Puzzling. A film with the look of an A-grade production (gorgeous photography and colour) made with B-grade actors.
His flick has a few problems, and I can certainly see why Steve (first reviewer) found it confusing. There are three separate stories, which are separated by a title plate, which are NOT TRANSLATED GGGRRRRRRRR. The fact that one actress (Yue Chi Wai) appears in the first two stories gives the impression that the stories are supposed to be connected.
But a bigger problem is the dull pacing. The first story drags on and on, even making the lush sex scenes dull. Tsk tsk.
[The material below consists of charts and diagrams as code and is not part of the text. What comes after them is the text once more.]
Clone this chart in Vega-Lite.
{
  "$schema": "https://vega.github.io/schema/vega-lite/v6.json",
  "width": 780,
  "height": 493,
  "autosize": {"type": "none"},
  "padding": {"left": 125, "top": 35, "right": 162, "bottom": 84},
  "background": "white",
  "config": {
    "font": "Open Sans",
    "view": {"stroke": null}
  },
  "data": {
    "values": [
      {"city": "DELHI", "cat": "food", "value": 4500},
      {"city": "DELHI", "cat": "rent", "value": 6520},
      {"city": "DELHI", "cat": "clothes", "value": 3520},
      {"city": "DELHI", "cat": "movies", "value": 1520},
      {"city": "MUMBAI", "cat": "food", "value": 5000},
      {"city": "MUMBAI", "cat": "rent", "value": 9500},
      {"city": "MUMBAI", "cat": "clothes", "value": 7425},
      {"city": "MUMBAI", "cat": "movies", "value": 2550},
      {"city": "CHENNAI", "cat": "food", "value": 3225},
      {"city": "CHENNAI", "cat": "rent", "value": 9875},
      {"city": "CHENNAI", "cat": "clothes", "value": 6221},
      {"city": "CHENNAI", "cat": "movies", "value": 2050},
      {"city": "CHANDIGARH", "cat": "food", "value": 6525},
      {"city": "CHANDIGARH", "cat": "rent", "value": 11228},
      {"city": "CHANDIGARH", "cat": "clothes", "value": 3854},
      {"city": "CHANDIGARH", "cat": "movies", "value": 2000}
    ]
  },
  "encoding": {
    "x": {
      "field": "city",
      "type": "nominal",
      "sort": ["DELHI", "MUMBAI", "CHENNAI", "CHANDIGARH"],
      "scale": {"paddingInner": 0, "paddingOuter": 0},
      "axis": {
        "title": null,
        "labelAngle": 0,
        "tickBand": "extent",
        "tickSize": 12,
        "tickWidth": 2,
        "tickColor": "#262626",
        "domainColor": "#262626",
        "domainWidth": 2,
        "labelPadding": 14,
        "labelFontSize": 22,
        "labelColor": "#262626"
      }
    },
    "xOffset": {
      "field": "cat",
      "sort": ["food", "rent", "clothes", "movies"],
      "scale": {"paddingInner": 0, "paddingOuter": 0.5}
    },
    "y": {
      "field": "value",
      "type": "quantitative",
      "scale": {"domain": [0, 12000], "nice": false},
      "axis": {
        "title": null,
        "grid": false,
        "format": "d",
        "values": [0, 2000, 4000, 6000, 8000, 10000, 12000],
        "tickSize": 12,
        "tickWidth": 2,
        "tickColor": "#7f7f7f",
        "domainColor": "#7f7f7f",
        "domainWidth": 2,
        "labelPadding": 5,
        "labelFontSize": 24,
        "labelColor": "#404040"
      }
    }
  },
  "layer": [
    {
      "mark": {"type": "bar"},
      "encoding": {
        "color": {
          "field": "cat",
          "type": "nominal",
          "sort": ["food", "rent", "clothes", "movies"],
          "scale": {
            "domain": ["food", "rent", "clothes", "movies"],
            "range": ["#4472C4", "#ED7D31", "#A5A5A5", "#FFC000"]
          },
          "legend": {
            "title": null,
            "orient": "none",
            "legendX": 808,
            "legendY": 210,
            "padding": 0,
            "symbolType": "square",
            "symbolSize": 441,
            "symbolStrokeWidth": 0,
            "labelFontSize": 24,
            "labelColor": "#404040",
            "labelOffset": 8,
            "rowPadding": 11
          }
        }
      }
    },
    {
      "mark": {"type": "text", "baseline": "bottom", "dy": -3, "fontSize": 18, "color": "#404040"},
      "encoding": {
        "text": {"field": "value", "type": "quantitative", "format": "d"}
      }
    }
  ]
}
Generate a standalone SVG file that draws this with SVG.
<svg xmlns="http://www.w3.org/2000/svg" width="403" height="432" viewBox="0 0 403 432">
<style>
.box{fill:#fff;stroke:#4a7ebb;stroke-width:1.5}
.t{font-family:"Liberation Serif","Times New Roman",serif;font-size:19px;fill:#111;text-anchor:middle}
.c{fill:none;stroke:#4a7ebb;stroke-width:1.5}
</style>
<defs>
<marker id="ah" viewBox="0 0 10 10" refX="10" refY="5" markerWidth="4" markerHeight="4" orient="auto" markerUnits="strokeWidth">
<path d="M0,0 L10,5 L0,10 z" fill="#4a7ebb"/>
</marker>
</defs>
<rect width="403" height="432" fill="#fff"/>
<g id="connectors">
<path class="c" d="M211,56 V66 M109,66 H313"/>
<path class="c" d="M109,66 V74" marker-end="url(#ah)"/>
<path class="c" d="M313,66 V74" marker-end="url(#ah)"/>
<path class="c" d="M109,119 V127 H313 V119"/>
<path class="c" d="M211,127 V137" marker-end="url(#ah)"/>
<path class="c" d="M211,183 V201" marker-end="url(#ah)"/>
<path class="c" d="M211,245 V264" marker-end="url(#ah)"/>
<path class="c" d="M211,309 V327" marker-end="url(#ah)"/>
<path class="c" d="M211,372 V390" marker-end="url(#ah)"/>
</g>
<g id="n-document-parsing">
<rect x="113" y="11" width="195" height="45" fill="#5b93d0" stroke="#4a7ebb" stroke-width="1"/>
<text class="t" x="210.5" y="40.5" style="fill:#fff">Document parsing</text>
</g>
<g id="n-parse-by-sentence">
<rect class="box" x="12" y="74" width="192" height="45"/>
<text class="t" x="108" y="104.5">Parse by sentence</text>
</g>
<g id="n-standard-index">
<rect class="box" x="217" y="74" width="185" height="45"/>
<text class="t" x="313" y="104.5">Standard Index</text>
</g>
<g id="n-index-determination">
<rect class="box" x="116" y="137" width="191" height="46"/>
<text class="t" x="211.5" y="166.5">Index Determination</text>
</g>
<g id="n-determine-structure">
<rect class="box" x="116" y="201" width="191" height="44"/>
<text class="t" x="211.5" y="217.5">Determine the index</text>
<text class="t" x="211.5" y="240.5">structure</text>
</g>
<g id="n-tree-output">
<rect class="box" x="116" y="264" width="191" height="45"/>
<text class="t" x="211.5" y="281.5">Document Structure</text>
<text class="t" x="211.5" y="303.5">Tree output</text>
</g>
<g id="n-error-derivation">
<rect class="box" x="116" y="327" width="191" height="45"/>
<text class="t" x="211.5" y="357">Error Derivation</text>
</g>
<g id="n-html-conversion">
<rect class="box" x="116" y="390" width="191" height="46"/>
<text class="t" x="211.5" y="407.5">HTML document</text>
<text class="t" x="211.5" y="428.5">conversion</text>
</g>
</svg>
Story two picks up the pace a bit, and story three is not half bad, if in a rather gruesome sense.
There are a few scattered nude scenes (some quite long) in the first story, brief nudity in the second, and lots in the third.
I have no particular reason to recommend this film, expect to say it is far from the average Cat III timewaster.

Reviewer Score: 4

Reviewed by: spinali
Date: 12/08/1999
Summary: NULL

It's WW2. Flora is an exquisite-looking whore who getsmarried to a respectable fishmonger (!), who she literally screws to death. His ghost comes back and tells her that the King of Hell will allow him to continue his earthly life if the couple can complete all the sexual positions in one night. They fail, and Flora eventually sinks to the level of giving quickies on sidestreets. All of a sudden, it's the '60s, with all new characters! Kwong is the sickly father of two young children who spends his spare time sweating in bed and spitting up blood. His wife, Yin, needs to raise $50,000 for his lung operation. A lecherous chicken-monger across the street works out a deal with her for sex, and when he's done screwing her, throws in two chickens which had been clucking in a corner of his apartment all along. Eventually the husband feels a little better and makes a move on his wife, all the while making strange seal noises. But he guesses the truth, slashes her to death, then stabs himself. There's a sudden change of scene to the modern day where a sexy, possessive young woman goes bonkers, stabs her husband, chainsaws the corpse apart in the shower, then drops his entrails and feet into a simmering pot. At the inquest, she gets off -- because all the evidence has been eaten! The (no doubt unintentional) cumulative effect of all this is something like Bunuel's Land without Bread, in which the atrocities multiply with proportionate levels of gallows humor. Just amazing.